▶ **DATASET EXTRACT**:
• • • • •

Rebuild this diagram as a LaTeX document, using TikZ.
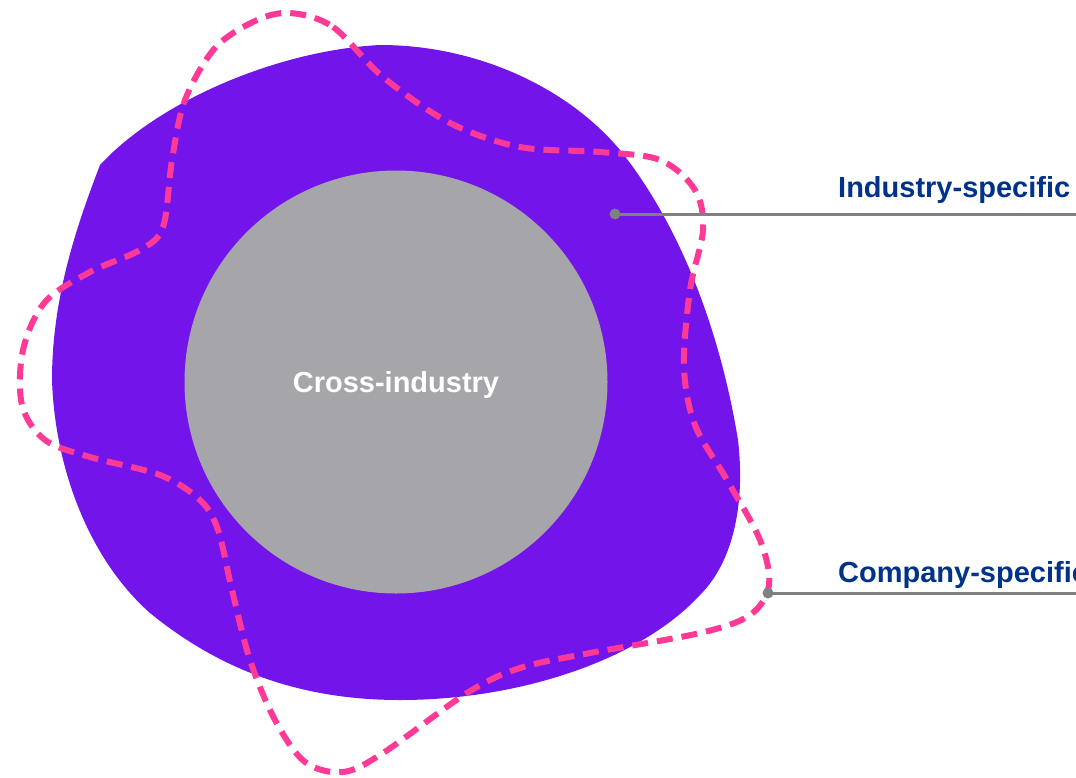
\documentclass[tikz,border=0pt]{standalone}
\usepackage{fontspec}
\setmainfont{Liberation Sans}
\usetikzlibrary{positioning}
\definecolor{blobpurple}{RGB}{114,20,234}
\definecolor{coregray}{RGB}{166,166,170}
\definecolor{dashpink}{RGB}{255,58,150}
\definecolor{tagblue}{RGB}{0,50,140}
\definecolor{leadgray}{RGB}{128,128,128}
\tikzstyle{core} = [circle, fill=coregray, minimum size=423pt, inner sep=0pt, text depth=0pt, text=white, font=\bfseries\fontsize{29}{34}\selectfont]
\tikzstyle{tag} = [anchor=base west, inner sep=0pt, text=tagblue, font=\bfseries\fontsize{29}{34}\selectfont]
\tikzstyle{leader} = [draw=leadgray, line width=3pt]
\tikzstyle{pin} = [circle, fill=leadgray, minimum size=11pt, inner sep=0pt]
\tikzstyle{border} = [draw=dashpink, line width=6pt, dash pattern=on 16pt off 9pt]

\begin{document}
\begin{tikzpicture}[x=1pt, y=-1pt]
\clip (0,0) rectangle (1076,777);

% Industry layer (purple blob)
\fill[blobpurple] (100,165) .. controls (160,100) and (280,50) .. (380,45)
  .. controls (480,45) and (570,90) .. (620,150)
  .. controls (680,225) and (720,330) .. (738,440)
  .. controls (745,500) and (735,560) .. (700,595)
  .. controls (640,660) and (520,700) .. (400,700)
  .. controls (300,700) and (220,670) .. (150,613)
  .. controls (90,560) and (55,470) .. (52,380)
  .. controls (52,300) and (75,230) .. (100,165) -- cycle;

% Core circle
\node (cross) [core] at (396,382) {Cross-industry};

% Company layer (dashed outline)
\draw[border] plot[smooth cycle, tension=0.55] coordinates {
  (290,13) (333,27) (383,77) (450,123) (520,147) (600,152) (660,160) (695,190)
  (703,230) (690,290) (684,367) (695,425) (727,480) (760,540) (769,585) (750,615)
  (700,633) (590,653) (520,668) (467,693) (383,753) (343,772) (305,762) (275,720)
  (250,660) (232,590) (218,530) (200,500) (160,475) (90,457) (45,440) (22,405)
  (23,350) (45,302) (90,272) (140,250) (163,227) (172,160) (185,100) (215,48) (255,21)};

% Labels
\node (industry) [tag] at (838,197) {Industry-specific};
\node (company) [tag] at (838,582) {Company-specific};

% Leader lines
\node (indpin) [pin] at (615,214) {};
\node (compin) [pin] at (768,593) {};
\coordinate (indend) at (1076,214);
\coordinate (comend) at (1076,593);
\draw [leader] (indpin.center) -- (indend);
\draw [leader] (compin.center) -- (comend);

\end{tikzpicture}
\end{document}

• • • • •

▶ **REQUIRED WORK**: Repeat, with no pictures, each line from the beginning of the data through the line containing "(cross) [core] at", inclusive.

▶ **EXERCISE SOLUTION**:
Rebuild this diagram as a LaTeX document, using TikZ.
\documentclass[tikz,border=0pt]{standalone}
\usepackage{fontspec}
\setmainfont{Liberation Sans}
\usetikzlibrary{positioning}
\definecolor{blobpurple}{RGB}{114,20,234}
\definecolor{coregray}{RGB}{166,166,170}
\definecolor{dashpink}{RGB}{255,58,150}
\definecolor{tagblue}{RGB}{0,50,140}
\definecolor{leadgray}{RGB}{128,128,128}
\tikzstyle{core} = [circle, fill=coregray, minimum size=423pt, inner sep=0pt, text depth=0pt, text=white, font=\bfseries\fontsize{29}{34}\selectfont]
\tikzstyle{tag} = [anchor=base west, inner sep=0pt, text=tagblue, font=\bfseries\fontsize{29}{34}\selectfont]
\tikzstyle{leader} = [draw=leadgray, line width=3pt]
\tikzstyle{pin} = [circle, fill=leadgray, minimum size=11pt, inner sep=0pt]
\tikzstyle{border} = [draw=dashpink, line width=6pt, dash pattern=on 16pt off 9pt]

\begin{document}
\begin{tikzpicture}[x=1pt, y=-1pt]
\clip (0,0) rectangle (1076,777);

% Industry layer (purple blob)
\fill[blobpurple] (100,165) .. controls (160,100) and (280,50) .. (380,45)
  .. controls (480,45) and (570,90) .. (620,150)
  .. controls (680,225) and (720,330) .. (738,440)
  .. controls (745,500) and (735,560) .. (700,595)
  .. controls (640,660) and (520,700) .. (400,700)
  .. controls (300,700) and (220,670) .. (150,613)
  .. controls (90,560) and (55,470) .. (52,380)
  .. controls (52,300) and (75,230) .. (100,165) -- cycle;

% Core circle
\node (cross) [core] at (396,382) {Cross-industry};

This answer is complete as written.